Some wines in the right bank in 2015 are simply overripe, having been picked to late.

Pierre TaixPierre Taïx, of Château la Mauriane, an intelligent winemaker who is proud to be outside the vast majority that use one or other of the top five oenology consultancies of Bordeaux, talked about the aromatic definition, after we remarked that we’d found a lot of wines rather unremarkable in their flavour intensity, however ripe and velvety they felt. Pierre told us that it is important to understand that one of Merlot’s parents is Sauvignon Blanc, and that, like Sauvignon, a lot of Merlot’s flavours are in the form of thiols, which give the fine blackcurrant aromas, and which can all too easily be burned off.  ‘This was a very solar year – ten days over 40° – so there was a need to preserve fruit in the vinification – and not use too much new wood either, as the high alcohol of the vintage extracts more of the wood tannins’. Pierre is also convinced that the organic way of working, working the soil with a plough – has significantly increased the water retention of his land, which has made a big difference to his vines on the plateau. We tasted the three cuvées that make up his 2015 La Mauriane – the Merlot from the plateau, rich and round, the Merlot from the hillside, significantly fresher, but with even more vigour and volume as well, and the Cabernet Franc, which is just sublime – perfectly ripe and supple with brilliant aromatic definition. The blend, it should be mentioned, is better than all three.

Some all-Merlot wines, especially on the plateau, do seem to have been affected by the hot and dry weather of June and July to the point where some of the fresher flavours have been lost. The vines on hillsides have generally fared better, and properties with significant Cabernet Franc or Cabernet Sauvignon plantings have had a clear advantage (VCC, Figeac, Ausone, Cheval Blanc etc). We rather lost count of how many times we were told that a property either had increased, or was about to increase, plantings of Cabernets as a reaction to global warming.

The final thing about the right bank which seemed to us to be interesting this year is that the potential for quality was very homogeneously spread. Cheval Blanc put 90% of it’s production into the Grand Vin, because there were no plots that had performed significantly better than others. So it may be a year in which what are normally regarded as the very greatest terroirs do not have a clear advantage over their slightly less well-favoured neighbours – in places like the slightly higher and cooler Castillon – or even just the slightly lesser-known names in Saint Emilion, as long as they picked on time and did not succumb to over-enthusiastic extraction.

This could well be a year, if you like quite big ripe right bank wines, to fill your boots at the bargain end of the scale.
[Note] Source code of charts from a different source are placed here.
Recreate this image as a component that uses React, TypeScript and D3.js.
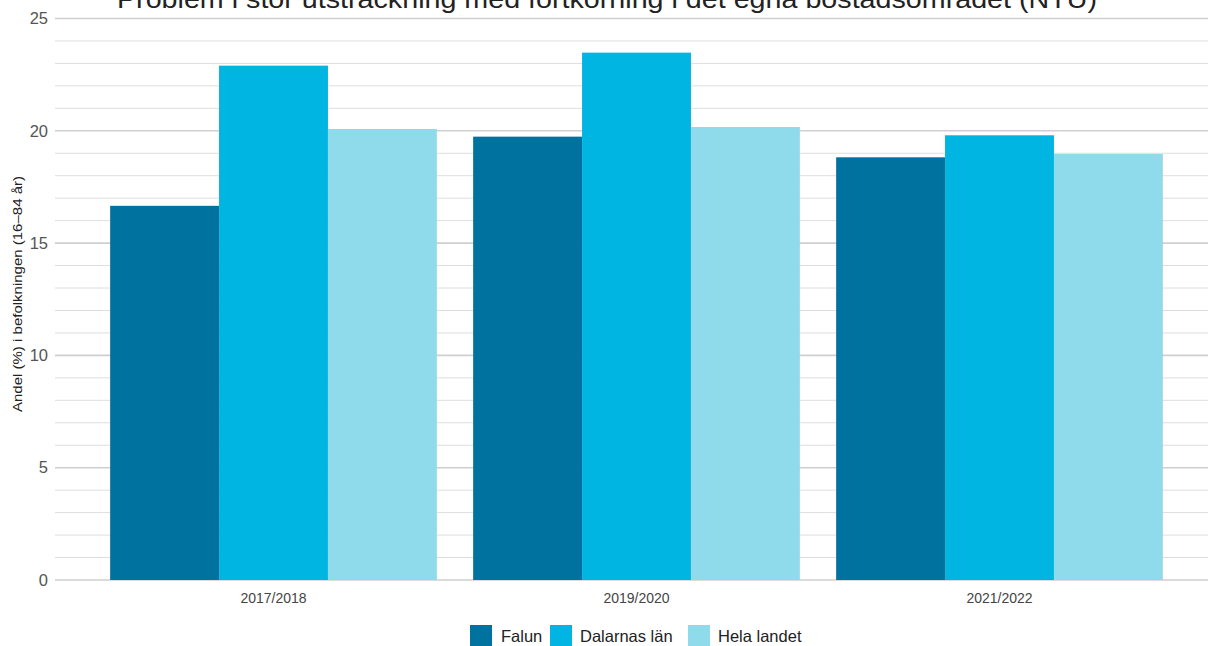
import React from "react";
import * as d3 from "d3";

const categories = ["2017/2018", "2019/2020", "2021/2022"];
const seriesNames = ["Falun", "Dalarnas län", "Hela landet"];
const falun = [16.66, 19.74, 18.82];
const dalarna = [22.9, 23.48, 19.8];
const helaLandet = [20.08, 20.17, 18.97];
const yTicks = [0, 5, 10, 15, 20, 25];
const colors = ["#0072a0", "#00b5e2", "#90dbeb"];

const W = 1208;
const H = 646;

export default function App() {
  const seriesValues = [falun, dalarna, helaLandet];
  const y = d3.scaleLinear().domain([0, 25]).range([580, 18.5]);
  const x0 = d3.scaleBand().domain(categories).range([92, 1181]).paddingInner(0.1).paddingOuter(0.05);
  const x1 = d3.scaleBand().domain(seriesNames).range([0, x0.bandwidth()]).padding(0);
  const minor = d3.range(0, 26, 1).filter((v) => v % 5 !== 0);
  const font = "'Liberation Sans', Arial, sans-serif";

  const legendItems = [
    { name: seriesNames[0], sx: 470, tx: 501 },
    { name: seriesNames[1], sx: 550, tx: 580 },
    { name: seriesNames[2], sx: 688, tx: 718 },
  ];

  return (
    <svg width={W} height={H} style={{ position: "absolute", left: 0, top: 0, background: "#fff" }} fontFamily={font}>
      <rect width={W} height={H} fill="#fff" />
      {minor.map((v) => (
        <line key={"m" + v} x1={55} x2={W} y1={y(v)} y2={y(v)} stroke="#dedede" strokeWidth={1} />
      ))}
      {yTicks.map((v) => (
        <g key={"t" + v}>
          <line x1={55} x2={W} y1={y(v)} y2={y(v)} stroke="#cfcfcf" strokeWidth={1.6} />
          <text x={48} y={y(v)} dy="0.35em" textAnchor="end" fontSize={16.5} fill="#555">
            {v}
          </text>
        </g>
      ))}
      {categories.map((c, i) => (
        <g key={c} transform={`translate(${x0(c)},0)`}>
          {seriesNames.map((s, j) => (
            <rect
              key={s}
              x={x1(s)}
              y={y(seriesValues[j][i])}
              width={x1.bandwidth()}
              height={y(0) - y(seriesValues[j][i])}
              fill={colors[j]}
            />
          ))}
          <text x={x0.bandwidth() / 2} y={603} textAnchor="middle" fontSize={14} fill="#444">
            {c}
          </text>
        </g>
      ))}
      <text
        transform={`translate(22,294) rotate(-90)`}
        textAnchor="middle"
        fontSize={13.5}
        fill="#222"
        textLength={236}
        lengthAdjust="spacingAndGlyphs"
      >
        Andel (%) i befolkningen (16–84 år)
      </text>
      <text x={607} y={8} textAnchor="middle" fontSize={25} fill="#222" textLength={980} lengthAdjust="spacingAndGlyphs">
        Problem i stor utsträckning med fortkörning i det egna bostadsområdet (NTU)
      </text>
      {legendItems.map((l, i) => (
        <g key={l.name}>
          <rect x={l.sx} y={625} width={22} height={22} fill={colors[i]} />
          <text x={l.tx} y={642} fontSize={16.5} fill="#222">
            {l.name}
          </text>
        </g>
      ))}
    </svg>
  );
}
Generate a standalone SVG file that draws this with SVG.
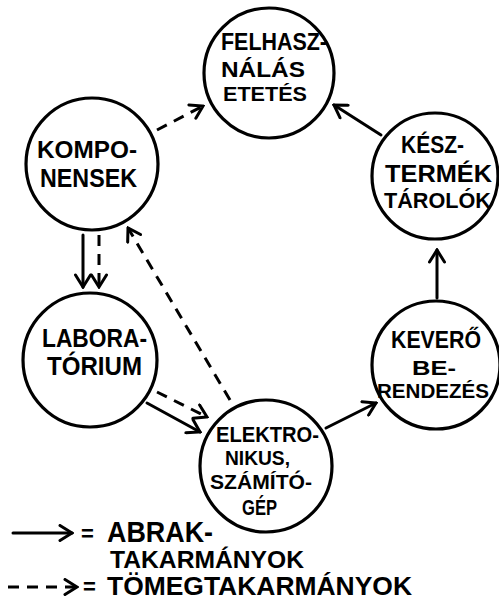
<svg xmlns="http://www.w3.org/2000/svg" width="499" height="600" viewBox="0 0 499 600">
<style>
.node circle{fill:#fff;stroke:#000;stroke-width:3.2}
text{font-family:"Liberation Sans","DejaVu Sans",sans-serif;font-weight:bold;fill:#000}
.c{fill:none;stroke:#000;stroke-width:3;stroke-linecap:round}
.d{stroke-dasharray:11 8;stroke-linecap:butt}
</style>
<defs>
<marker id="ah" markerUnits="userSpaceOnUse" viewBox="0 0 16 18" refX="14" refY="9" markerWidth="16" markerHeight="18" orient="auto">
<path d="M2,1.5 L14,9 L2,16.5" fill="none" stroke="#000" stroke-width="3" stroke-linejoin="miter" stroke-linecap="round"/>
</marker>
</defs>
<rect width="499" height="600" fill="#fff"/>
<g id="connectors">
<line class="c d" x1="157" y1="130" x2="203" y2="106" marker-end="url(#ah)"/>
<line class="c" x1="83" y1="235" x2="83" y2="287" marker-end="url(#ah)"/>
<line class="c d" x1="99" y1="235" x2="99" y2="287" marker-end="url(#ah)"/>
<line class="c d" x1="230" y1="400" x2="128" y2="228" marker-end="url(#ah)"/>
<line class="c d" x1="157" y1="392" x2="207" y2="417" marker-end="url(#ah)"/>
<line class="c" x1="147" y1="403" x2="200" y2="432" marker-end="url(#ah)"/>
<line class="c" x1="326" y1="428" x2="376" y2="403" marker-end="url(#ah)"/>
<line class="c" x1="437" y1="298" x2="437" y2="250" marker-end="url(#ah)"/>
<line class="c" x1="381" y1="135" x2="334" y2="105" marker-end="url(#ah)"/>
</g>
<g id="felhasznalas" class="node">
<circle cx="269" cy="73" r="65"/>
<text x="221" y="50" font-size="23" textLength="106" lengthAdjust="spacingAndGlyphs">FELHASZ-</text>
<text x="221" y="77" font-size="22" textLength="84" lengthAdjust="spacingAndGlyphs">NÁLÁS</text>
<text x="223" y="101" font-size="20" textLength="84" lengthAdjust="spacingAndGlyphs">ETETÉS</text>
</g>
<g id="komponensek" class="node">
<circle cx="92" cy="164" r="66"/>
<text x="37" y="158" font-size="24" textLength="100" lengthAdjust="spacingAndGlyphs">KOMPO-</text>
<text x="40" y="187" font-size="25" textLength="97" lengthAdjust="spacingAndGlyphs">NENSEK</text>
</g>
<g id="keszterm" class="node">
<circle cx="435" cy="176" r="63"/>
<text x="401" y="153" font-size="24" textLength="63" lengthAdjust="spacingAndGlyphs">KÉSZ-</text>
<text x="385" y="182" font-size="23" textLength="107" lengthAdjust="spacingAndGlyphs">TERMÉK</text>
<text x="384" y="208" font-size="22" textLength="107" lengthAdjust="spacingAndGlyphs">TÁROLÓK</text>
</g>
<g id="laboratorium" class="node">
<circle cx="90" cy="360" r="67"/>
<text x="42" y="347" font-size="26" textLength="105" lengthAdjust="spacingAndGlyphs">LABORA-</text>
<text x="47" y="375" font-size="25" textLength="95" lengthAdjust="spacingAndGlyphs">TÓRIUM</text>
</g>
<g id="kevero" class="node">
<circle cx="436" cy="365" r="64"/>
<text x="391" y="348" font-size="23" textLength="90" lengthAdjust="spacingAndGlyphs">KEVERŐ</text>
<text x="412" y="375" font-size="20" textLength="44" lengthAdjust="spacingAndGlyphs">BE-</text>
<text x="377" y="398" font-size="20" textLength="112" lengthAdjust="spacingAndGlyphs">RENDEZÉS</text>
</g>
<g id="elektronikus" class="node">
<circle cx="266" cy="466" r="66"/>
<text x="216" y="442" font-size="22" textLength="103" lengthAdjust="spacingAndGlyphs">ELEKTRO-</text>
<text x="225" y="465" font-size="20" textLength="65" lengthAdjust="spacingAndGlyphs">NIKUS,</text>
<text x="210" y="489" font-size="20" textLength="102" lengthAdjust="spacingAndGlyphs">SZÁMÍTÓ-</text>
<text x="242" y="515" font-size="22" textLength="35" lengthAdjust="spacingAndGlyphs">GÉP</text>
</g>
<g id="legend">
<line class="c" x1="13" y1="533" x2="72" y2="533" marker-end="url(#ah)"/>
<text x="81" y="541" font-size="22">=</text>
<text x="107" y="542" font-size="29" textLength="106" lengthAdjust="spacingAndGlyphs">ABRAK-</text>
<text x="110" y="568" font-size="23" textLength="194" lengthAdjust="spacingAndGlyphs">TAKARMÁNYOK</text>
<line class="c d" x1="8" y1="587" x2="77" y2="587" marker-end="url(#ah)"/>
<text x="83" y="594" font-size="22">=</text>
<text x="107" y="595" font-size="25" textLength="305" lengthAdjust="spacingAndGlyphs">TÖMEGTAKARMÁNYOK</text>
</g>
</svg>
We particularly recommend La Mauriane and Montlandrie (well, actually all the Denis Durantou ‘lesser wines’) and we rather loved La Clotte from the Vauthiers at Ausone, not to mention both the wines at Figeac (another high-Cabernet property) but there are lots of others, depending on their release price, that may find their way onto our list of Recommended Right Bank Wines in the 2015 vintage.